[start PROVIDED DATA]

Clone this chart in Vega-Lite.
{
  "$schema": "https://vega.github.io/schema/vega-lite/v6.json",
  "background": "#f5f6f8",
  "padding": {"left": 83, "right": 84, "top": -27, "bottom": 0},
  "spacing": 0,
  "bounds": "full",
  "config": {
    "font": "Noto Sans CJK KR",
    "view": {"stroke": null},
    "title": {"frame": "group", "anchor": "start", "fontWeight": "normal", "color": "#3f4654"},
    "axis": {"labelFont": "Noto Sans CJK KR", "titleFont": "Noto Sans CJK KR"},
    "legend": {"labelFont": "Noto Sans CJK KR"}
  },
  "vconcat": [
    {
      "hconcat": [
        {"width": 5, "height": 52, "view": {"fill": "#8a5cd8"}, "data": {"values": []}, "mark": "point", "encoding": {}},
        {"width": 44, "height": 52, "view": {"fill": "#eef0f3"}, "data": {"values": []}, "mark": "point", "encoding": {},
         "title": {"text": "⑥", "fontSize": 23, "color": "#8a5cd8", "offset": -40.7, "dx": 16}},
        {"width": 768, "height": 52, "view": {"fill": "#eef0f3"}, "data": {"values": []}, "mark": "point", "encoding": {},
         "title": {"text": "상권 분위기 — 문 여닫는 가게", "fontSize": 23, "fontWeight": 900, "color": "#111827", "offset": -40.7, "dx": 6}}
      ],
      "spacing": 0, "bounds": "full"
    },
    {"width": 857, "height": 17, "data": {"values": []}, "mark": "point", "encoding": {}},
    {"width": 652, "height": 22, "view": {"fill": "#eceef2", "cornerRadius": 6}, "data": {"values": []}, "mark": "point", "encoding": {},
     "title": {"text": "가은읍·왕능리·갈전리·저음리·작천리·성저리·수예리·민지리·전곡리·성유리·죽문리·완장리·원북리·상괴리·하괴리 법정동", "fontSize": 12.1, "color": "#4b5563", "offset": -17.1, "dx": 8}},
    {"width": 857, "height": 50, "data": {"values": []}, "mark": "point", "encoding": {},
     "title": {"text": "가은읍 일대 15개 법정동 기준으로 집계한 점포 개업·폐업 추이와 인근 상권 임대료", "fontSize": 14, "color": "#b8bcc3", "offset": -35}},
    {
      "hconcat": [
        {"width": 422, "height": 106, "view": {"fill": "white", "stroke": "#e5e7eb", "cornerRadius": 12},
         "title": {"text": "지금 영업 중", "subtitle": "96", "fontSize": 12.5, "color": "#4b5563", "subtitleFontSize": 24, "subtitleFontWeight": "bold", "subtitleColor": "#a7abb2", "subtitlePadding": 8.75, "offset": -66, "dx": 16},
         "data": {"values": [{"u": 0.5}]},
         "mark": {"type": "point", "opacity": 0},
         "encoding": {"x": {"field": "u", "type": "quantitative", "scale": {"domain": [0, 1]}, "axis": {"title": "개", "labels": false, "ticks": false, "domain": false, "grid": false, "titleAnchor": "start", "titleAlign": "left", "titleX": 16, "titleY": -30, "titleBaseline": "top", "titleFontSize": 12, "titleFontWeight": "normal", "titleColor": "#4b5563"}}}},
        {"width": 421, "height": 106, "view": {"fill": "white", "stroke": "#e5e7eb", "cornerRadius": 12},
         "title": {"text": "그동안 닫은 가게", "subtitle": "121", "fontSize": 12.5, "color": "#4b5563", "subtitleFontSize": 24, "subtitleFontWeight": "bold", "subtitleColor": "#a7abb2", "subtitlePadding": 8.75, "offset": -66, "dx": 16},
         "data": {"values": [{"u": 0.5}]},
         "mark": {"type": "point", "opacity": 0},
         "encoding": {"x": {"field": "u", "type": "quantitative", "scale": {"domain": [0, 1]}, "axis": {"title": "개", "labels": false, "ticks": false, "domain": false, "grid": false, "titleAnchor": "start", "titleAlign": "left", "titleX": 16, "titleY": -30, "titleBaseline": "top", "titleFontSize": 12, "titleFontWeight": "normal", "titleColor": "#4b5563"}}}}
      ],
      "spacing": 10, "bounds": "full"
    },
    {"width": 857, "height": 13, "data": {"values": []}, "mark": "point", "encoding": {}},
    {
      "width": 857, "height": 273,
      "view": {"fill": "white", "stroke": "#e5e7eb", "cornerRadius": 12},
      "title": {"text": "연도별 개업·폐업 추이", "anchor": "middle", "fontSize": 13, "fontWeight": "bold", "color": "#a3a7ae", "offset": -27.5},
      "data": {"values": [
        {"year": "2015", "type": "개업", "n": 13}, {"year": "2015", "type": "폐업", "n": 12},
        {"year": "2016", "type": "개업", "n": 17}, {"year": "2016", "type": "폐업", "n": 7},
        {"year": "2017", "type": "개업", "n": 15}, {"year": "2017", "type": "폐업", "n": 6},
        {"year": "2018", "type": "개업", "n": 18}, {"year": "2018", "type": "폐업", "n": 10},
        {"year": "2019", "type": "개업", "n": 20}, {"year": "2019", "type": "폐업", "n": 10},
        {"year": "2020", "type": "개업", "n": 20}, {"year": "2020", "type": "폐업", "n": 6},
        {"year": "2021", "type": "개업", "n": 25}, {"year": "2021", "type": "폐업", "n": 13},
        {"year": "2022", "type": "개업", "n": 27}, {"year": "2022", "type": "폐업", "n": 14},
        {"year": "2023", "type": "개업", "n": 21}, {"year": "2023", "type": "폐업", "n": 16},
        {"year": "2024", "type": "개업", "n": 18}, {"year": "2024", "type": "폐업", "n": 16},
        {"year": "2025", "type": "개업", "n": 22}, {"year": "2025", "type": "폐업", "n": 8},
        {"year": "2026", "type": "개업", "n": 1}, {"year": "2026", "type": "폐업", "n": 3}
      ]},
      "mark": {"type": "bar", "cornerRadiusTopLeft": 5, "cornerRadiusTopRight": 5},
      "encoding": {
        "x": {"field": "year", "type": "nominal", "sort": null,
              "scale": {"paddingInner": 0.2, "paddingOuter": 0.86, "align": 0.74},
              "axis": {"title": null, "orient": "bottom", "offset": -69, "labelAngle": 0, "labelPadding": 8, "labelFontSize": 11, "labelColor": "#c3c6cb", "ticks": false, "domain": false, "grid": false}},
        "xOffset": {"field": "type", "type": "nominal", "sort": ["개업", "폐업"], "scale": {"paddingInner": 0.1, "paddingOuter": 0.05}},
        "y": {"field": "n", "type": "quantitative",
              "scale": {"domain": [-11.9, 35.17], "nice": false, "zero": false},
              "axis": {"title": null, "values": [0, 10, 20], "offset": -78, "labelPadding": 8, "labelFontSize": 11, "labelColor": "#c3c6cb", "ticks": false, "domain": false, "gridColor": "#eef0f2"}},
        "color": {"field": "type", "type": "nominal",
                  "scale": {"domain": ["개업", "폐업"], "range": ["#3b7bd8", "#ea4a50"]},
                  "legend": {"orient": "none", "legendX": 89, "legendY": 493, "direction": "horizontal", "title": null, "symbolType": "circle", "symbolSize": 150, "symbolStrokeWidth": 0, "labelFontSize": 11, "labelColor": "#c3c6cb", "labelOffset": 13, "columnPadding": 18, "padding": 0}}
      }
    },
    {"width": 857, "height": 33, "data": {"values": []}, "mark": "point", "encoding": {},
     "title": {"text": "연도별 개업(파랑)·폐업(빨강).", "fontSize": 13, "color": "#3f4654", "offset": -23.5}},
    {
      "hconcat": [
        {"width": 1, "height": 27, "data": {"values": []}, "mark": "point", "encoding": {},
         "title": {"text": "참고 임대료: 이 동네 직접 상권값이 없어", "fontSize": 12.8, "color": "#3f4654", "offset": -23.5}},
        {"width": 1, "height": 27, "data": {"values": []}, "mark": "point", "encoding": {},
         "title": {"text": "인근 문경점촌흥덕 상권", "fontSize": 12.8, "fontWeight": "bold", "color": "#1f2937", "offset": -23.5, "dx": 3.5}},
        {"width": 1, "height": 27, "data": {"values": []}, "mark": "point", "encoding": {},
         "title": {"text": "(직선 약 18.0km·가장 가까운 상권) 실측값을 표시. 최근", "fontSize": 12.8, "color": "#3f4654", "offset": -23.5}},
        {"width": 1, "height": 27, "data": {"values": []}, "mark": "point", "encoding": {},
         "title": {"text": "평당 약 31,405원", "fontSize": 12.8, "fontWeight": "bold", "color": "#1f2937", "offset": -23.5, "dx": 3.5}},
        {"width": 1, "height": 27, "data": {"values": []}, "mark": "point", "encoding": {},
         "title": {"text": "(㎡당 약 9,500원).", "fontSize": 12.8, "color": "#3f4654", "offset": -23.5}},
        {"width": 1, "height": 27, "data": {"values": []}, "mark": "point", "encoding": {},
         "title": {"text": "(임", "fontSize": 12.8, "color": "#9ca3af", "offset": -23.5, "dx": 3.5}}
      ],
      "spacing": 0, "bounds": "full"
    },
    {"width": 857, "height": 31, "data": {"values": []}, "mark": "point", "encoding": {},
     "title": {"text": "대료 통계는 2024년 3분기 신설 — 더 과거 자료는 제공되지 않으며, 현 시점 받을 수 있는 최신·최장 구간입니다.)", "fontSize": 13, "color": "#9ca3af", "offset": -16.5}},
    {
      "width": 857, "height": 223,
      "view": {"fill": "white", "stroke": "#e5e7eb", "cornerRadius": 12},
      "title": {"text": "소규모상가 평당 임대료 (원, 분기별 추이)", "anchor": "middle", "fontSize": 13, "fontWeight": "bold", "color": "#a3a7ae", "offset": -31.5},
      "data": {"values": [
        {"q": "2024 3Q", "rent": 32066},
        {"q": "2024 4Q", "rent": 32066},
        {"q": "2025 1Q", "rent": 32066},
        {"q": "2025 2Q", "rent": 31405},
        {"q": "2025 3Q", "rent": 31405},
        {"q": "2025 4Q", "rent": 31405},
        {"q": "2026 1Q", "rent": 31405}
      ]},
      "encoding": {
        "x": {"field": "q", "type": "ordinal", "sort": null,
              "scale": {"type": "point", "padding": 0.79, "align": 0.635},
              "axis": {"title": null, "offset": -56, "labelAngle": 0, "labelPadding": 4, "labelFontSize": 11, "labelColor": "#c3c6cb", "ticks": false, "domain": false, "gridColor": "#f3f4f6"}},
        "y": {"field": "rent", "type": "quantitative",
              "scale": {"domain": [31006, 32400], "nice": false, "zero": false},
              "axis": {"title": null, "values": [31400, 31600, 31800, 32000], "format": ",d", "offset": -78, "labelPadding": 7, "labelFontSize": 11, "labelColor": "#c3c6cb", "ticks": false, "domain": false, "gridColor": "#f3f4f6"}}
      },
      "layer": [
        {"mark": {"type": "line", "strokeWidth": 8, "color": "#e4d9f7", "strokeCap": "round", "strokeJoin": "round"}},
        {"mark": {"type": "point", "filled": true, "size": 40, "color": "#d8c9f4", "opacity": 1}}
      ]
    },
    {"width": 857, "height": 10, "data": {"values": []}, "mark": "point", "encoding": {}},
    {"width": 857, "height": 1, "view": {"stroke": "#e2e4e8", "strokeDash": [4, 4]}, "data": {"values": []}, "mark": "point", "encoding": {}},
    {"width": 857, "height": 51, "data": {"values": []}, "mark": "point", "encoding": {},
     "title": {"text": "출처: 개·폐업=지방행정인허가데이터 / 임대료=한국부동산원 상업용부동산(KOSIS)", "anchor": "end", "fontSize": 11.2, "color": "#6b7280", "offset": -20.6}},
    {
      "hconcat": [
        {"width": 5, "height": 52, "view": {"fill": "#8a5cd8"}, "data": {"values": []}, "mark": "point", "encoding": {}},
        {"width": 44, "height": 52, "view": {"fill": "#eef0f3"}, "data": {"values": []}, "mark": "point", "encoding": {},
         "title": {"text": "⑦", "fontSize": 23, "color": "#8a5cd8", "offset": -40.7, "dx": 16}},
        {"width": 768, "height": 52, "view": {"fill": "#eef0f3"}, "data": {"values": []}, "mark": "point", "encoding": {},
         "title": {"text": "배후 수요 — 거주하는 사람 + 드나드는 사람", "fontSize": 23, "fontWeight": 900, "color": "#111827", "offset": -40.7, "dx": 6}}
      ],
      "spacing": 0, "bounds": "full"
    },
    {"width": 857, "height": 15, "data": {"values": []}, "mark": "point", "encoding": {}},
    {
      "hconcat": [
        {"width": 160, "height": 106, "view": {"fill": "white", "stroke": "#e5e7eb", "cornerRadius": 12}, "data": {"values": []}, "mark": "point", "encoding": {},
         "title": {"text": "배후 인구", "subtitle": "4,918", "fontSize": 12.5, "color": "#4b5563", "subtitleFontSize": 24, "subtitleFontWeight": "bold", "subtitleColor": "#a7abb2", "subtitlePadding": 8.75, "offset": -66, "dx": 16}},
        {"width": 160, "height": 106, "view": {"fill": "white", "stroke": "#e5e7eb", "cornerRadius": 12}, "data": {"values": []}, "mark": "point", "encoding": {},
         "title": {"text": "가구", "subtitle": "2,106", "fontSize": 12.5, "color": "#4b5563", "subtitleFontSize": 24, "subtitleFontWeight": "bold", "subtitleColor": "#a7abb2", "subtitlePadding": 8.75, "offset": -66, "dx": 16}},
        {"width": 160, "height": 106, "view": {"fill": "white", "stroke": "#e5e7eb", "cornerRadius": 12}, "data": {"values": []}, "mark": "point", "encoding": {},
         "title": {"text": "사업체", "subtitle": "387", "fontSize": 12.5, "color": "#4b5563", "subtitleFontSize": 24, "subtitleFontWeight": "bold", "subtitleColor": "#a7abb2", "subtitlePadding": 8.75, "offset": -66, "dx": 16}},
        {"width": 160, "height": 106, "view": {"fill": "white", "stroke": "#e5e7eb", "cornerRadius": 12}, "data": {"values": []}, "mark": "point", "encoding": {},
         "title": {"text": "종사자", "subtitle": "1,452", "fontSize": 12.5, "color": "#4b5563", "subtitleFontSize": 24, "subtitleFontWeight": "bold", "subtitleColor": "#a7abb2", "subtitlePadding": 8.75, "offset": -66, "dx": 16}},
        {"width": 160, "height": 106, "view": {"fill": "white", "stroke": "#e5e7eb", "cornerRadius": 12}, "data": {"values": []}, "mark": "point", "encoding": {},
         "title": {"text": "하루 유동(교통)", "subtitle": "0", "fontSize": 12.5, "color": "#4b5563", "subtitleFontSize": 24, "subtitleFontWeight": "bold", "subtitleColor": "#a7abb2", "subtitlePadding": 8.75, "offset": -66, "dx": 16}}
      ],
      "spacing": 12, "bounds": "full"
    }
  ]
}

[end PROVIDED DATA]
[start PROVIDED DATA]

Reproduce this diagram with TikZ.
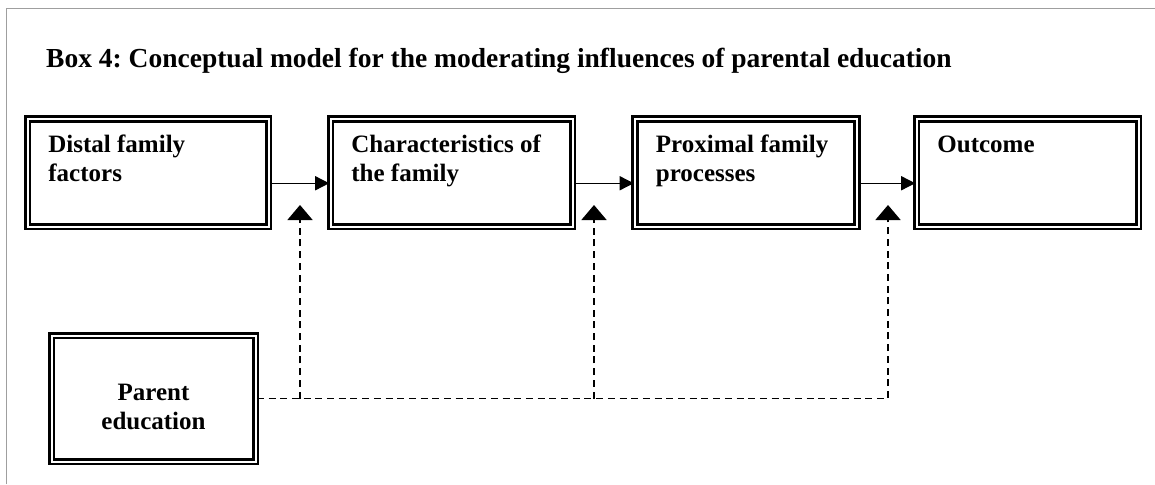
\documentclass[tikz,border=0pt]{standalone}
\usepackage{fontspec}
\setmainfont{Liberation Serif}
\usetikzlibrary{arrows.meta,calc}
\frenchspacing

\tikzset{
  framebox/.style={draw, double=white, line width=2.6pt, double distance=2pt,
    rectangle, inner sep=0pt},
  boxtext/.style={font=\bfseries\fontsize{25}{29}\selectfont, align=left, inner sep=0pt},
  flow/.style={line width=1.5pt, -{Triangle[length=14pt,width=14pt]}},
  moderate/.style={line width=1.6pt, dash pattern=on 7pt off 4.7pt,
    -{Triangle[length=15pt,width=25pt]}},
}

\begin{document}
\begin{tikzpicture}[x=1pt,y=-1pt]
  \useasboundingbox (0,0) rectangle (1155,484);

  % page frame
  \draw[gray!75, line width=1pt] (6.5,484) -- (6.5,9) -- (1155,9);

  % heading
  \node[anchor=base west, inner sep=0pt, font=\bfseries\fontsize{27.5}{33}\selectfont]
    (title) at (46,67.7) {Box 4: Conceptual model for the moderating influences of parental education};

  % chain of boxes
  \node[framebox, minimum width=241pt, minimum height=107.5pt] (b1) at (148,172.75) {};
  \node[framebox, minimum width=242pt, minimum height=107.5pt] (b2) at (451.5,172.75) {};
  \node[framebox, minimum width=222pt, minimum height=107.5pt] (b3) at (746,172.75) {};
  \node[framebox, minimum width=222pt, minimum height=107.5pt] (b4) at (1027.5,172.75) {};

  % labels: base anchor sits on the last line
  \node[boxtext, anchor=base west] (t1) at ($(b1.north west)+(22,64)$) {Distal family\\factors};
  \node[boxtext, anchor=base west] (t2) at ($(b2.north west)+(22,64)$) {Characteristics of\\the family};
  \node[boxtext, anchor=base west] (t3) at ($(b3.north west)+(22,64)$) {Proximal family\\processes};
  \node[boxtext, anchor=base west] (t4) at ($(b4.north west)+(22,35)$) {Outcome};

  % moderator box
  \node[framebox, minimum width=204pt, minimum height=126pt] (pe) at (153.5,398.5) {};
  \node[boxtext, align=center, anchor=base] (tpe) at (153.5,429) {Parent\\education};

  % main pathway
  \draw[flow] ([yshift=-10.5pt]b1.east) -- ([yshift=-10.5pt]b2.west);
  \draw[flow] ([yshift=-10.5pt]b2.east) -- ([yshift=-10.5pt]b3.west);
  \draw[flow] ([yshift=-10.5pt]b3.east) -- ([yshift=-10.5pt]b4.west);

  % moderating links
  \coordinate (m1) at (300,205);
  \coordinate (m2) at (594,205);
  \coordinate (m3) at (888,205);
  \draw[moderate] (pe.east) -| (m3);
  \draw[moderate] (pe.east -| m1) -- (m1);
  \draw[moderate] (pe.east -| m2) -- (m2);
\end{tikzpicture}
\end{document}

[end PROVIDED DATA]
[start PROVIDED DATA]

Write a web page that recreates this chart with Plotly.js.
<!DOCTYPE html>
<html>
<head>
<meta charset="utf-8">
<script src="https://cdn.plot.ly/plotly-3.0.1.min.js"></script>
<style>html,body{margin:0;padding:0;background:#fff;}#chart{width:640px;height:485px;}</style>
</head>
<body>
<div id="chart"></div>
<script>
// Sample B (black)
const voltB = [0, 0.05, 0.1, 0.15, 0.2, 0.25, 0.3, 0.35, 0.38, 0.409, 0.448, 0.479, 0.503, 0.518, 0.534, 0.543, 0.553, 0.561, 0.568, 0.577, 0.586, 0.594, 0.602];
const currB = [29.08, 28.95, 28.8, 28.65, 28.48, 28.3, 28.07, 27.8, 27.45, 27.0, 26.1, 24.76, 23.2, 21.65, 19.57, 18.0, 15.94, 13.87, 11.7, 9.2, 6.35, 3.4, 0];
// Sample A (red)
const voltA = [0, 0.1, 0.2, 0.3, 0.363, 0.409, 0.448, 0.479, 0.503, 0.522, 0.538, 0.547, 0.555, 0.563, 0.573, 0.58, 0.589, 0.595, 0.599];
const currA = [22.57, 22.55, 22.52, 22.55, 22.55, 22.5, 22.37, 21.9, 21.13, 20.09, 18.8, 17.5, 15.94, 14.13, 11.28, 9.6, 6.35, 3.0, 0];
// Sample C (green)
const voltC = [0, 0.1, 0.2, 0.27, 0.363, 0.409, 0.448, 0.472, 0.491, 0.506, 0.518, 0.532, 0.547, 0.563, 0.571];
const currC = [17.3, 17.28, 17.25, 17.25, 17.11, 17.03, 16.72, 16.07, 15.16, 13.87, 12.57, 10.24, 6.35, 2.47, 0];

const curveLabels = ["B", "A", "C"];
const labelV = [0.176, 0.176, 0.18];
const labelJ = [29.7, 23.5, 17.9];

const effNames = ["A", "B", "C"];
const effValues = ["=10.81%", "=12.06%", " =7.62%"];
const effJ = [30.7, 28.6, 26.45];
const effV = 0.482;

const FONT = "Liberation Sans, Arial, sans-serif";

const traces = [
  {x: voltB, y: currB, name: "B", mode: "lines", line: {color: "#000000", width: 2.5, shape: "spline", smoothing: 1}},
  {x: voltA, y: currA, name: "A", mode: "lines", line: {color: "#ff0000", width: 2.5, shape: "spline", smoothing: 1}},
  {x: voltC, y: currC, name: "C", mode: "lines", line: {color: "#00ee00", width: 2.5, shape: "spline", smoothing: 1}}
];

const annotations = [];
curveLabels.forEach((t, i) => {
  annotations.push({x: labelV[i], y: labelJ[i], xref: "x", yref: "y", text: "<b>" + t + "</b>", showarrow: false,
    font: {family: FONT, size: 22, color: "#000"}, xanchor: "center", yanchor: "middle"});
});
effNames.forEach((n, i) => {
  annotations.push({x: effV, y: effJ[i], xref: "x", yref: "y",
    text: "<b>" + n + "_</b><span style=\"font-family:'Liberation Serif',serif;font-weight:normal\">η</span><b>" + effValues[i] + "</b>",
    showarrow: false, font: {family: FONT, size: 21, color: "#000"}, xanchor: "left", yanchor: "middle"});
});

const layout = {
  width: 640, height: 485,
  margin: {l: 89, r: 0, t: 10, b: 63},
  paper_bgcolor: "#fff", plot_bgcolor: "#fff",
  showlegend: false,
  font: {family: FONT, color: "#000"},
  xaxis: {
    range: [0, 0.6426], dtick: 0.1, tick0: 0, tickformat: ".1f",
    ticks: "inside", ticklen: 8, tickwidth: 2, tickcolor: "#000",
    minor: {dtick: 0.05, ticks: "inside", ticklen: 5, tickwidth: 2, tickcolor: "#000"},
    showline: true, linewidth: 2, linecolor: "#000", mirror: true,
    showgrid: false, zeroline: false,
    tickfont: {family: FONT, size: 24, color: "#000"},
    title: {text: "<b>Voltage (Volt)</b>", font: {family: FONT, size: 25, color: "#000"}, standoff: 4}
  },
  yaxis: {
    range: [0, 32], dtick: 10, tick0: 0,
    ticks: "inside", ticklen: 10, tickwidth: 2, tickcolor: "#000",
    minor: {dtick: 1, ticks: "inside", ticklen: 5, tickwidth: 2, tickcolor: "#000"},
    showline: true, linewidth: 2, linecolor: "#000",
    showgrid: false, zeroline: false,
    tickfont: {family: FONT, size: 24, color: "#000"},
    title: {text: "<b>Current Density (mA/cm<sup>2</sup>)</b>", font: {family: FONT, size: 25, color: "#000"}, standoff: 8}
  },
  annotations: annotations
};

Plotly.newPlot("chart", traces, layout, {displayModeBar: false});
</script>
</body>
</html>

[end PROVIDED DATA]

▶ _EXERCISE PROMPT_
Where does the word "page" appear in the listing? List each line that holds it.

▶ _OUTPUT FOR THIS EXERCISE_
  % page frame
Write a web page that recreates this chart with Plotly.js.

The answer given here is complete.